Tips from the top: Governing to create value

Minter Ellison Rudd Watts recently held a Corporate Governance Symposium for directors and executives in Auckland.

The panel – which comprised leading independent directors and chairs Chris Moller, Joan Withers, Sam Knowles, Mark Weldon, Ross George and Rob Everett, CEO of the FMA – debated key themes around the central question of:

How should boards best govern for value creation?

The following answers to this question were put forward during the evening.

1.    Spend more time on strategy

High-impact boards spend much more time on strategy than those that have less impact. Higher impact boards spend significantly more time on rigorous practices, assessing value drivers, resource allocation, portfolio synergies and diversification. However, the very highest performing boards also look inwardly, working to remove bias from decision making.

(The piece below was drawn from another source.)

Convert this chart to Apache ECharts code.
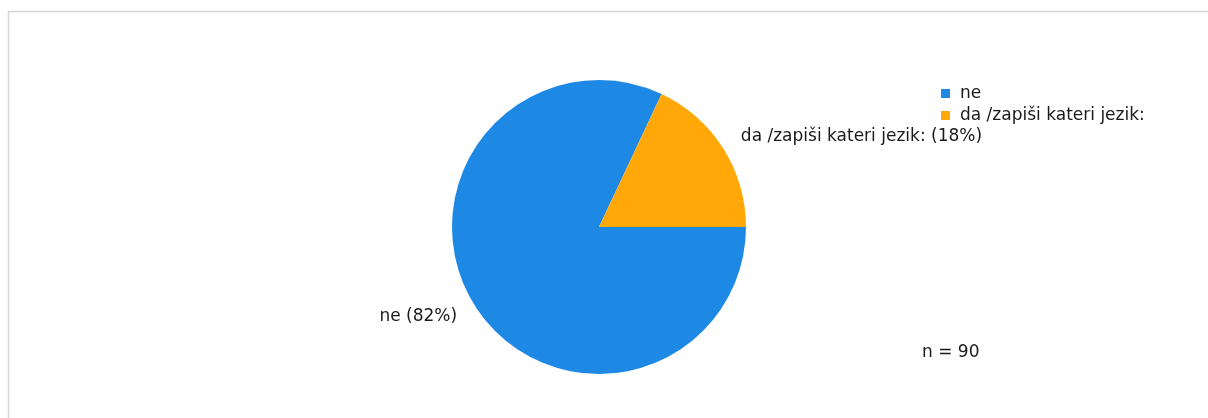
<!DOCTYPE html>
<html>
<head>
<meta charset="utf-8">
<script src="https://cdn.jsdelivr.net/npm/echarts@6/dist/echarts.min.js"></script>
<style>
  html, body { margin: 0; padding: 0; background: #fff; }
  #main { width: 1208px; height: 418px; }
</style>
</head>
<body>
<div id="main"></div>
<script>
// odgovori
var categories = ["ne", "da /zapiši kateri jezik:"];
var percents = [82, 18];
var colors = ["#1e88e5", "#ffa808"];
var totalN = 90;

var FONT = "DejaVu Sans, Verdana, sans-serif";
var myChart = echarts.init(document.getElementById("main"));

var pieData = categories.map(function (name, i) {
  return { name: name, value: percents[i], itemStyle: { color: colors[i] } };
});

var option = {
  animation: false,
  textStyle: { fontFamily: FONT },
  graphic: [
    {
      type: "rect",
      shape: { x: 8.5, y: 11.5, width: 1300, height: 500 },
      style: { fill: "none", stroke: "#d6d6d6", lineWidth: 1.5 },
      silent: true
    },
    {
      type: "text",
      left: 922,
      top: 344,
      style: { text: "n = " + totalN, fill: "#1a1a1a", font: "17px " + FONT }
    }
  ],
  legend: {
    orient: "vertical",
    left: 936,
    top: 80,
    itemWidth: 9,
    itemHeight: 9,
    itemGap: 5,
    icon: "rect",
    textStyle: { color: "#1a1a1a", fontSize: 17, fontFamily: FONT, padding: [0, 0, 0, 5] },
    data: categories
  },
  series: [
    {
      type: "pie",
      center: [599, 227],
      radius: 147,
      startAngle: 0,
      clockwise: true,
      data: pieData,
      label: {
        show: true,
        position: "outside",
        formatter: "{b} ({c}%)",
        color: "#1a1a1a",
        fontSize: 17,
        fontFamily: FONT,
        distanceToLabelLine: 0
      },
      labelLine: { show: false, length: 21, length2: 0 },
      emphasis: { disabled: true }
    }
  ]
};

myChart.setOption(option);
</script>
</body>
</html>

2.    Boards and management must operate as one team, although not as a cosy cabal

There is no substitute for a One Team approach. To create value, united leadership, trust and respect must exist, with everyone understanding what they are shooting for. Management and owners must have common goals, and the right tone from the top – it is easy to deal with issues if the goals are the same. It is also very healthy once a year to re-establish where the company wants to go to.

3.    Ask: what’s the deep nature of our business?

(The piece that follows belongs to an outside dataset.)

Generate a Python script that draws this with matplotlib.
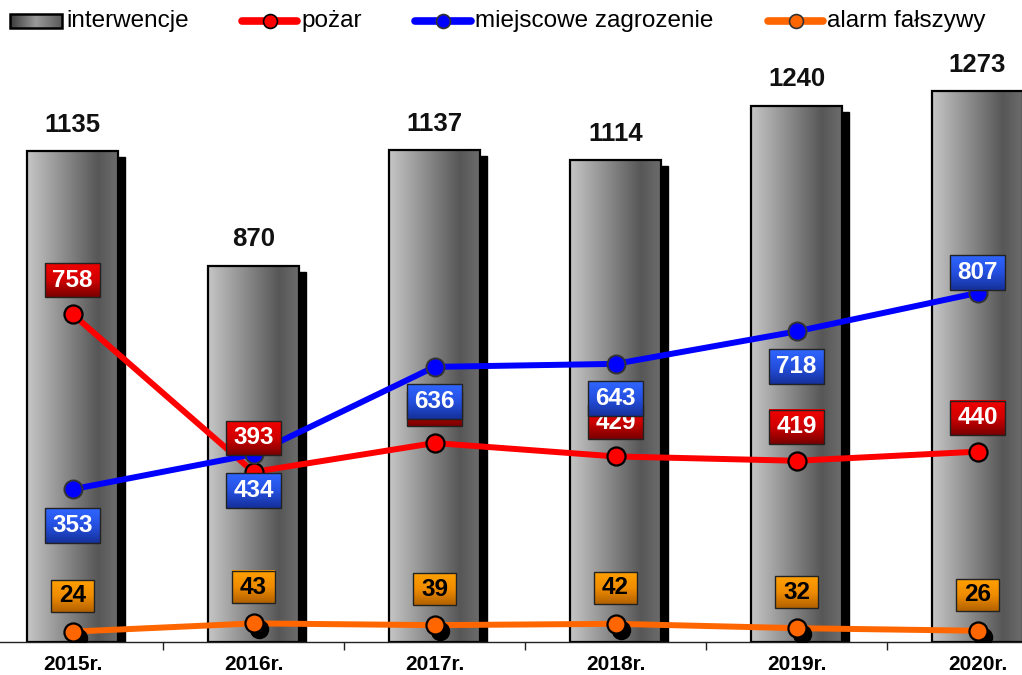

The best boards construct strategies that are aligned with the value drivers of the business. Once you decide if you are a capital-intensive or a growth business, then the board and management must be aligned on which numbers to watch. And beware the ‘curse of the fast company magazine’: focus on the right strategy. It is critical for organisations to decide how and where to compete to win, how it translates into opportunities and targets, sales planning, strategies and budgeting, and feed that into performance reporting.

4.    Understand the business, be invested in its success, and focus on value creation systems

A good director is very close to the business, knowing it and its people backwards, formally and informally, as well as its customers and competitors, to ensure they are very close to the issues. Also, by having a meaningful number of shares in the business, every decision has a direct personal upside or downside for directors. Directors also need to understand the value system and supporting processes in detail – apart from industry experience, do they need a sales or customer focused background? What about their knowledge of competitors, or cross industry experience? Diverse and relevant experience will build better value creation systems.

5.    Don’t let your CEO become the bottleneck for value creation

If you have a structure where all board decisions, directions and actions are funnelled through the CEO to the rest of the organisation, then there is a risk that communication may become distorted or muted. Likewise value creation that comes from the staff and executive can also be bottlenecked if this can only travel through the CEO to the board. Some of the best performing companies have devised open communication strategies between the board and executive.

Another symposium will be held in 2015.